Three graduates of the Investigative Journalism Academy of 2022 started working on their journalistic projects
The Pontis Foundation and the Open Society Foundation will support three investigative projects that have succeeded in applying for a grant of the Academy of Investigative Journalism 2022 with a total value of almost 5,000 euros.
The Academy of Investigative Journalism (AIJ) was established thanks to the cooperation of the Fund for Transparent Slovakia at the Pontis Foundation and the Fund for the Support of Investigative Journalism (FSIJ) – the Endowment Fund for Investigative Journalism at the Open Society Foundation. Eleven young journalists graduated from the second year of this education programme in June 2022. The project aims to expand the ranks of investigative journalists and offer them tools for effectively uncovering information about which the public should know.
Following their graduation from AIJ 2022, its participants could apply for a grant worth 2,000 euros for their investigative project in the form of an article or other media output. The independent evaluation committee decided to support three projects with a total value of almost 5,000 euros.
Besides financial support, they also get the opportunity to get mentoring from experienced investigative journalists. Free, pluralistic and socially important information in projects that respect and defend the principles of democracy aims to improve journalism in Slovakia. The applicants cooperate with the editors, who will publish the results of their work.
Among the submitted projects, the following were selected by the independent evaluation committee:
Barbora Šišoláková (RTVS) – What does dog trading look like in Slovakia?
Slovakia ranks among the countries with the largest export of puppies abroad. It is a highly profitable business for dog breeders.
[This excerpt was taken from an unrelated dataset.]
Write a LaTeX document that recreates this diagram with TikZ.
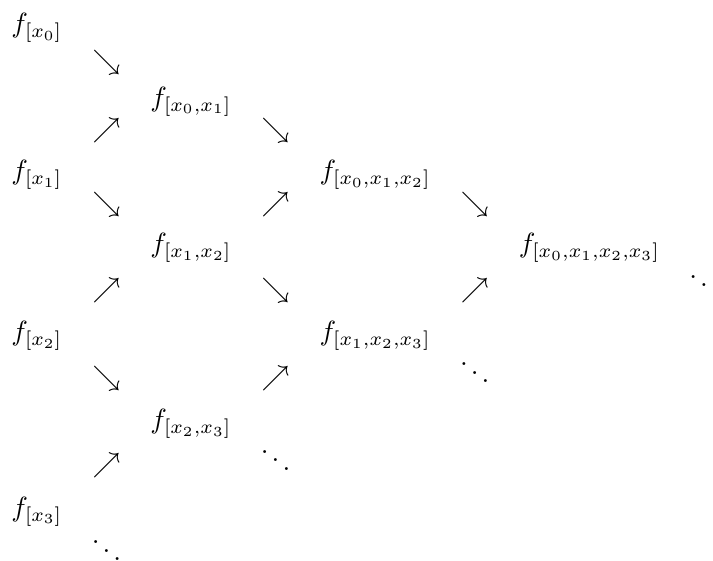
\documentclass[tikz,border=0pt]{standalone}
\usepackage{amsmath}
\usepackage{tikz}
\usetikzlibrary{matrix,calc}

\begin{document}
\begin{tikzpicture}[
            divdiff/.style={matrix of math nodes, nodes={anchor=base, inner sep=0pt, text height=9.13pt, text depth=3.5pt},
                    column sep=10pt, row sep=0pt, nodes in empty cells,
                    every even row/.style={nodes={text height=7.96pt, text depth=5.83pt}},
                },
            toprow/.style={text height=9.8pt, text depth=3.99pt},
            dotcell/.style={text height=12.53pt, text depth=6.41pt}]

        \matrix[divdiff] (dd) {
            f_{[x_0]} & & & & & & & \\
            |[toprow]| & |[toprow]| \searrow \\
            & & f_{[x_0,x_1]} & & & & & \\
            & \nearrow & & \searrow & & & & \\
            f_{[x_1]} & & & & f_{[x_0,x_1,x_2]} & & & \\
            & \searrow & & \nearrow & & \searrow & & \\
            & & f_{[x_1,x_2]} & & & & f_{[x_0,x_1,x_2,x_3]} & \\
            & \nearrow & & \searrow & & \nearrow & & |[dotcell]| \ddots \\
            f_{[x_2]} & & & & f_{[x_1,x_2,x_3]} & & & \\
            & \searrow & & \nearrow & & |[dotcell]| \ddots & & \\
            & & f_{[x_2,x_3]} & & & & & \\
            & \nearrow & & |[dotcell]| \ddots & & & & \\
            f_{[x_3]} & & & & & & & \\
            & |[dotcell, text height=13.5pt, text depth=0pt]| \ddots \\
        };

        % frame of the reference picture
        \pgfresetboundingbox
        \path[use as bounding box] ($(dd-1-1.base west)+(-3.9pt,11.72pt)$) rectangle ++(256.5pt,-201.8pt);
    \end{tikzpicture}
\end{document}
They cooperate with companies that export their dogs abroad. The problem is that breeders have appalling breeding conditions for dogs: neglected hygiene, lack of vaccinations, infectious diseases or mental disorders of mothers. Controls by the State Veterinary and Food Administration are minimum to none. At the same time, breeders cooperate with veterinarians who falsify dogs’ vaccination certificates or allow breeders to vaccinate their puppies themselves. As a result, sick puppies reach the border and often die after a few days.
Katarína Gécziová (Korzár) – Disadvantageous sale of city flats in Veľké Kapušany
The City of Veľké Kapušany sold 20 city rental apartments in two apartment buildings. The company PKA Development won the commercial tender. It bought the flats for 360,000 euros, which means that one apartment costs 18,000 euros on average. The City contractually obliged the private company that, within two years from the signing of the purchase agreement, it would leave the tenants with the same conditions resulting from the rental agreements with the City valid at the time of signing the purchase agreement. After the change of owner, the tenants received new draft contracts in which the amount for the rent was several times higher (e.g., from 51 euros to 100 euros). The new owner also contractually modified the lease period, shortening it compared to the City’s conditions.
Tímea Krauszová (Refresher.sk) – Unpunished manipulation
According to available data, only a third of women who have experienced sexual violence report it to the police. Various factors contribute to this: victims feel fear and shame, investigators believe myths about victims and violence, and society often does not believe survivors. However, sometimes victims do not report rape because they do not even realise what has happened to them. Slovakia’s laws do not consider the concept of consent to sex, nor does school teaching or social awareness. We want to talk to women who survived rape and find out why the criminal law does not see them as victims. In addition, using the example of the Netherlands, we will explain how the lives of victims are different if the law considers sex without consent as rape.